Warum geben wir der Bestätigung im Außen, durch einen Partner beispielsweise, oftmals mehr Gewicht?

Herkommer: Meine Erfahrung ist: Je mehr man im außen Bestätigung sucht, desto schlimmer ist es im Inneren. Dahinter steckt oft die Angst, verlassen zu werden, nicht gut genug zu sein oder keinen anständigen Partner zu finden. Mein Rat wäre, umdenken. Nicht davonrennen, sondern sich dem unangenehmen Gefühl stellen. Ansonsten ist es ein Teufelskreis. Die Probleme, die Leere, die Einsamkeit hören durch Bestätigung im Außen ja nicht auf. Es kann auch helfen, sich bewusst zu machen, welchen Fokus die eigenen Gedanken haben und ihn mehr aufs Positive zu rücken.

Man hört ja immer wieder, dass Selbstliebe eine Grundvoraussetzung für eine glückliche Beziehung ist. Stimmen Sie dem zu?

Herkommer: Ich habe dazu einen bildhaften Vergleich: Wenn man den Menschen als einen Kreis sehen würde, dann gibt es einige, die lediglich ein Halbkreis wären. Sie fühlen sich unvollständig, weil ein wichtiger Teil fehlt: die Selbstliebe. Sie versuchen sich an einen anderen Halbkreis zu binden, um sich gemeinsam voll zu fühlen. Wenn aber zwei volle Kreise zusammenkommen, bringt das die Beziehung auf eine ganz andere Qualitätsebene. Daher rate ich Menschen, die sich gerade in Umbruchsphasen befinden, zum Beispiel in einer Trennung, erstmal die eigenen Themen zu ordnen. Wieder zu sich selbst zurückzufinden, das Gefühlschaos in den Griff zu bekommen und die Liebe in sich zu aktivieren, bevor man sich in irgendetwas Neues hineinstürzt.

Lieben Sie sich selbst?

Herkommer: Ja. Man muss sich aber bewusst machen, dass bei dem Wort Liebe einfach brutal viel mitschwingt.

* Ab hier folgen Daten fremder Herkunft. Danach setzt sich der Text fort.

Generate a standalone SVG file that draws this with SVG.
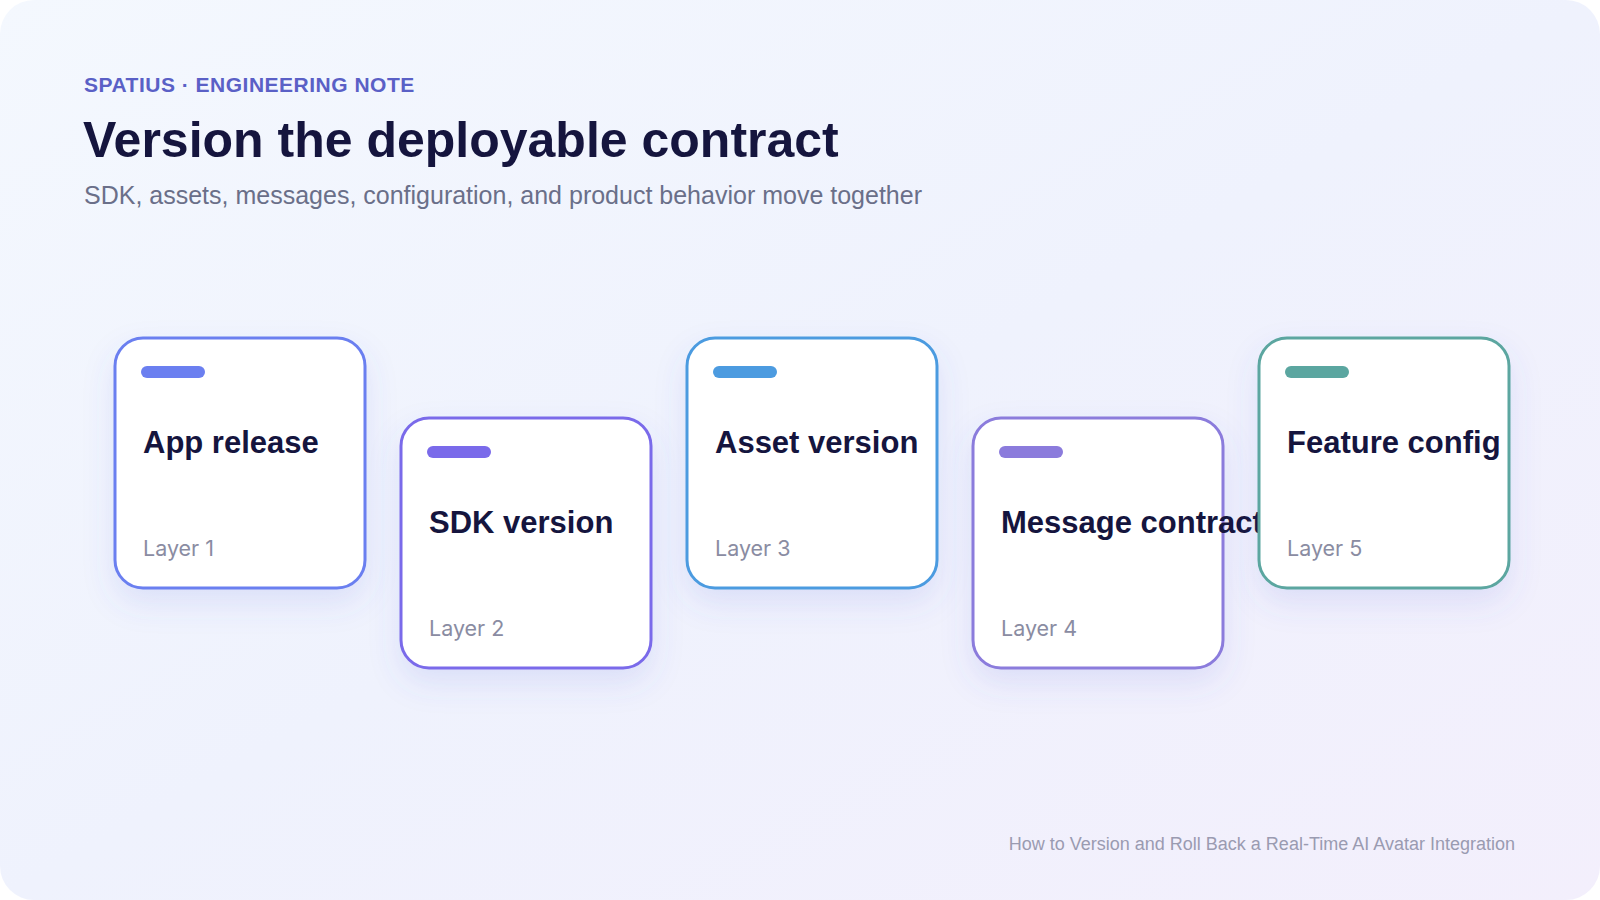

Können Sie das weiter ausführen?

Herkommer: Man sollte sich fragen, ob es ernst oder nur als Floskel gemeint ist. Ich kann sagen, dass ich mich liebe, und ich kann zeigen, dass es so ist. Richte ich mich zu Grunde, indem ich jeden Tag zwei Packungen Zigaretten rauche? Mir keine Pausen gönne? Mich durch den Tag hetze oder mich als Versager abstemple? Dann kann ich nicht von Selbstliebe sprechen, das ist vielmehr Selbstzerstörung. Manche leben Jahrzehnte mit einem Schmerz, und erst wenn er groß genug ist, dann kommen sie. In den USA ist es viel normaler und etablierter, sich psychologische Hilfe zu holen. Hier bei uns wird das oftmals als Tabuthema abgestempelt. Wie soll man da zur Selbstliebe finden, geschweige denn den Valentinstag zelebrieren können?